Back to the best scene in the picture. Bick is lounging in his posh suite with his family. He gets into an argument with Jordan Junior (Dennis Hopper, in a particularly earnest performance) over what just went on with Jett. With Mrs. Benedict and their daughter framed in the background (and saying nothing throughout most of this scene), father & son bicker about more than just this scrape with Jett. Bick is one of those set-in-his-ways kind of guys and Jordy has gone his own way, becoming a doctor and marrying a Mexican. That’s a terribly disappointing two-step for the old man because he’s a racist who expected Jordy to run the ranch one day.

What makes this culture-clash scene so good is that Stevens keeps Huson seated the entire time. No matter how angry he gets, Bick remains in his chair while Jordy stalks around. Maybe this was done out of necessity. The 6’4″ Hudson towered over the 5’9″ Hopper as it was. The size difference would have destroyed this critical one-on-one if the old man had seemed to be physically dominating his hothead kid. In any case, it’s the finest moment in the entire picture.

How interesting that a scene could belong to an actor who does so little while the other actor is so demonstrative. Here’s a lesson for Method actors who think they always need to be doing some sort of “business”. Keep still and let the dialogue & story do your work for you. Don’t let ‘em catch you acting. Perhaps Francis Ford Coppola had Giant in mind when he shot one of the great scenes in The Godfather Part II, where Fredo remains seated in Michael’s solarium and shouts with impotent rage. If visuals tell a story as effectively as words in a movie (and they should…or why are we watching movies in the first place?), these two examples in Giant and The Godfather Part II are terrific examples.

Hudson’s chemistry with Elizabeth Taylor (who plays his headstrong wife, Leslie) was not as white-hot as it was when she later worked with her stormy husband/ex-husband/repeat Richard Burton, but it’s awfully good. Taylor was also near her best in this film. She’s the soul and the guts of the movie. Leslie’s “you finally became my hero” speech to her husband at the very end is touching, if corny. Leslie is a source of conflict between Bick and Jett (who wants her for himself and feels like a failure because she’s the one thing he ultimately can’t have), just as Liz was a source of conflict between Rock & Jimmy…if an anecdote in the DVD documentary told by co-star Jane Withers about the 3 headliners is to be believed.
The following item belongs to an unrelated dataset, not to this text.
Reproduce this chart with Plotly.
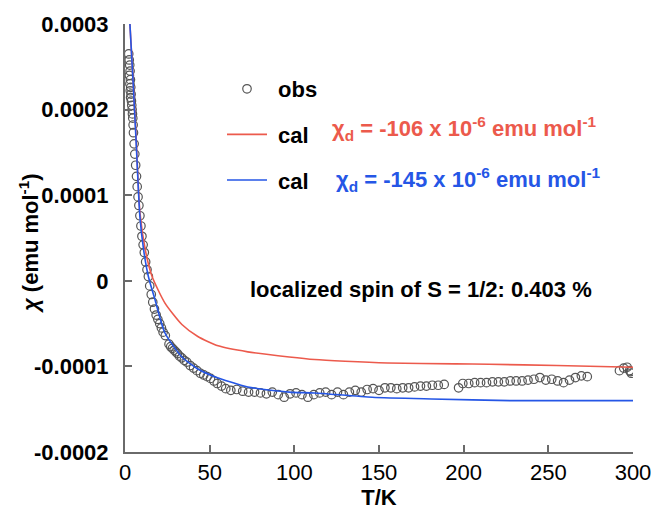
import plotly.graph_objects as go

# ---- data (chi in units of 1e-4 emu/mol) ----
T_obs = [2.2, 2.5, 2.8, 3.0, 2.6, 3.2, 2.9, 3.4, 3.1, 3.6, 3.3, 3.8, 4.0, 4.2, 4.4, 4.6, 4.8,
         5.0, 5.4, 5.8, 6.3, 6.8, 7.2, 7.7, 8.2, 8.8, 9.4, 10.0, 10.7, 11.4, 12.2, 13.0, 13.8,
         14.6, 15.5, 16.4, 17.4, 18.4, 19.4, 20.5, 21.5, 22.5, 23.8, 26.0, 27.0, 28.0, 29.0,
         30.0, 31.0, 32.2, 33.5, 35.0, 36.5, 38.5, 40.5, 42.5, 44.5, 46.5, 48.5, 50.5, 52.5,
         54.5, 57.0, 59.5, 62.5, 66.0, 69.5, 73.0, 76.5, 80.0, 83.5, 87.0, 90.5, 94.0, 97.5,
         101.0, 104.5, 108.0, 111.5, 115.0, 118.5, 122.0, 125.5, 129.0, 132.5, 136.0, 139.5,
         143.0, 146.5, 150.0, 153.5, 157.0, 160.5, 164.0, 167.5, 171.0, 174.5, 178.0, 181.5,
         185.0, 188.5, 197.0, 199.5, 203.0, 206.5, 210.0, 213.5, 217.0, 220.5, 224.0, 227.5,
         231.0, 234.5, 238.0, 241.5, 245.0, 248.5, 252.0, 255.5, 259.0, 262.5, 266.0, 269.5,
         273.0, 292.0, 294.5, 296.5, 298.0, 299.0, 298.5]
chi_obs_e4 = [2.65, 2.58, 2.52, 2.45, 2.40, 2.35, 2.30, 2.26, 2.22, 2.18, 2.14, 2.10, 2.05, 2.00, 1.95, 1.90, 1.82,
              1.73, 1.60, 1.48, 1.35, 1.22, 1.10, 0.98, 0.88, 0.76, 0.64, 0.52, 0.42, 0.33, 0.22, 0.13, 0.05,
              -0.06, -0.16, -0.25, -0.33, -0.40, -0.45, -0.50, -0.55, -0.60, -0.64, -0.74, -0.77, -0.79, -0.81,
              -0.83, -0.85, -0.88, -0.90, -0.93, -0.95, -0.99, -1.02, -1.05, -1.08, -1.10, -1.12, -1.14, -1.17,
              -1.20, -1.23, -1.26, -1.28, -1.27, -1.29, -1.30, -1.30, -1.31, -1.32, -1.30, -1.33, -1.36, -1.32,
              -1.31, -1.33, -1.36, -1.33, -1.31, -1.30, -1.33, -1.30, -1.33, -1.30, -1.28, -1.30,
              -1.27, -1.26, -1.28, -1.25, -1.25, -1.26, -1.25, -1.25, -1.24, -1.23, -1.23, -1.22,
              -1.22, -1.21, -1.25, -1.20, -1.20, -1.19, -1.19, -1.19, -1.18, -1.18, -1.18, -1.17,
              -1.17, -1.17, -1.16, -1.15, -1.13, -1.16, -1.15, -1.17, -1.19, -1.16, -1.13, -1.11,
              -1.12, -1.05, -1.02, -1.01, -1.05, -1.08, -1.06]

T_red = [2.9, 4.7, 6.5, 8.8, 12.0, 16.0, 23.6, 33.6, 43.0, 55.0, 72.5, 97.0, 112.0, 130.0,
         155.0, 195.0, 215.0, 255.0, 300.0]
chi_red_e4 = [3.0, 2.37, 1.70, 0.80, 0.36, 0.05, -0.26, -0.51, -0.65, -0.76, -0.83, -0.89, -0.92, -0.94,
              -0.96, -0.97, -0.975, -0.99, -1.01]

T_blue = [2.9, 4.7, 6.5, 8.8, 11.0, 13.8, 17.7, 23.6, 33.6, 43.0, 53.0, 72.5, 97.0, 112.0,
          146.0, 181.0, 228.0, 300.0]
chi_blue_e4 = [3.0, 2.35, 1.65, 0.75, 0.36, 0.05, -0.22, -0.61, -0.89, -1.03, -1.12, -1.24, -1.30, -1.31,
               -1.36, -1.38, -1.40, -1.40]

x_ticks = [0, 50, 100, 150, 200, 250, 300]
y_ticks = [-0.0002, -0.0001, 0, 0.0001, 0.0002, 0.0003]
y_ticktext = ["-0.0002", "-0.0001", "0", "0.0001", "0.0002", "0.0003"]

chi_obs = [v * 1e-4 for v in chi_obs_e4]
chi_red = [v * 1e-4 for v in chi_red_e4]
chi_blue = [v * 1e-4 for v in chi_blue_e4]

RED = "#ec5a4c"
BLUE = "#2556e6"
FONT = "Liberation Sans"
FS = 22

fig = go.Figure()
fig.add_trace(go.Scatter(
    x=T_obs, y=chi_obs, mode="markers", name="<b>&nbsp;obs</b>", legendgroup="a",
    marker=dict(symbol="circle-open", size=8.5, color="#555555", line=dict(width=1.2)),
))
fig.add_trace(go.Scatter(
    x=T_red, y=chi_red, mode="lines", name="<b>&nbsp;cal</b>", legendgroup="b",
    line=dict(color=RED, width=1.6, shape="spline", smoothing=0.6),
))
fig.add_trace(go.Scatter(
    x=T_blue, y=chi_blue, mode="lines", name="<b>&nbsp;cal</b>", legendgroup="c",
    line=dict(color=BLUE, width=1.6, shape="spline", smoothing=0.6),
))

L, R, TOP, B = 125, 21, 24, 59
W, H = 654, 511
pw, ph = W - L - R, H - TOP - B


def px(xp):
    return (xp - L) / pw


def py(yp):
    return (H - B - yp) / ph


fig.add_annotation(x=px(330), y=py(128), xref="paper", yref="paper", xanchor="left", yanchor="middle",
                   showarrow=False,
                   text="<b>χ<sub>d</sub> = -106 x 10<sup>-6</sup> emu mol<sup>-1</sup></b>",
                   font=dict(family=FONT, size=FS, color=RED))
fig.add_annotation(x=px(334), y=py(179), xref="paper", yref="paper", xanchor="left", yanchor="middle",
                   showarrow=False,
                   text="<b>χ<sub>d</sub> = -145 x 10<sup>-6</sup> emu mol<sup>-1</sup></b>",
                   font=dict(family=FONT, size=FS, color=BLUE))
fig.add_annotation(x=px(421), y=py(289), xref="paper", yref="paper", xanchor="center", yanchor="middle",
                   showarrow=False,
                   text="<b>localized spin of S = 1/2: 0.403 %</b>",
                   font=dict(family=FONT, size=FS, color="black"))
# y-axis title
fig.add_annotation(x=px(29), y=py(243), xref="paper", yref="paper", xanchor="center", yanchor="middle",
                   showarrow=False, textangle=-90,
                   text="<b><i>χ</i> (emu mol<sup>-1</sup>)</b>",
                   font=dict(family=FONT, size=FS, color="black"))

axis_common = dict(showline=True, linecolor="#6a6a6a", linewidth=2, ticks="inside", ticklen=7,
                   tickwidth=2, tickcolor="#6a6a6a", showgrid=False, zeroline=False, automargin=False,
                   tickfont=dict(family=FONT, size=FS, color="black"))

fig.update_layout(
    width=W, height=H,
    margin=dict(l=L, r=R, t=TOP, b=B),
    paper_bgcolor="white", plot_bgcolor="white",
    font=dict(family=FONT, size=FS, color="black"),
    xaxis=dict(range=[0, 300], tickvals=x_ticks,
               title=dict(text="<b>T/K</b>", standoff=0, font=dict(family=FONT, size=FS)),
               tickprefix="<b>", ticksuffix="</b>", **axis_common),
    yaxis=dict(range=[-0.0002, 0.0003], tickvals=y_ticks, ticktext=["<b>%s</b>" % t for t in y_ticktext],
               ticklabelstandoff=10, **axis_common),
    showlegend=True,
    legend=dict(x=px(222), y=py(68), xanchor="left", yanchor="top", bgcolor="rgba(0,0,0,0)",
                font=dict(family=FONT, size=FS, color="black"), tracegroupgap=14, itemwidth=40),
)

fig.write_html("out.html", config={"displayModeBar": False},
               post_script="document.body.style.margin='0';document.body.style.padding='0';")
For what it’s worth, Giant marks the only time Rock Hudson was nominated for a Best Actor Academy Award. He was up against Jimmy Dean, who’s actually more of a supporting character. They both lost to Yul Brynner in The King And I. Of course, John Wayne wasn’t even nominated for his career-peak work in The Searchers, so these noms probably mean cowshit on a stick. However, it’s great to see Rock Hudson recognized for Giant. He came a long way from being the guy who needed 38 takes to deliver a single line in Fighter Squadron. Even so, he won’t be remembered for having extraordinary talent. He may have been a movie star, but he wasn’t a particularly great actor. Not until he worked with George Stevens on Giant.

And that’s what makes it odd for me to snicker so much during last night’s late-night viewing. I don’t think the film is supposed to be funny. That’s what keeps it together though. After all, the movie is a dust-laden soap opera and its race & class subplots haven’t aged very well. James Dean is given a half-baked character and he struggles to find a point to the whole thing. And I certainly could have done without all the obnoxious yeehawing.

As legendary movies go, this one is pretty flawed. At least it has a flummoxed giant of a man at the centre who can’t seem to control much of anything in his life. Bick Benedict might have even provided an example for the Al Bundy/Raymond Barone TV characters. Regardless, Rock Hudson’s best-ever character was steamrolled at nearly every turn and you have to admire the guy for finally admitting that he’s learned some lessons. That’s some good actin’, Rock.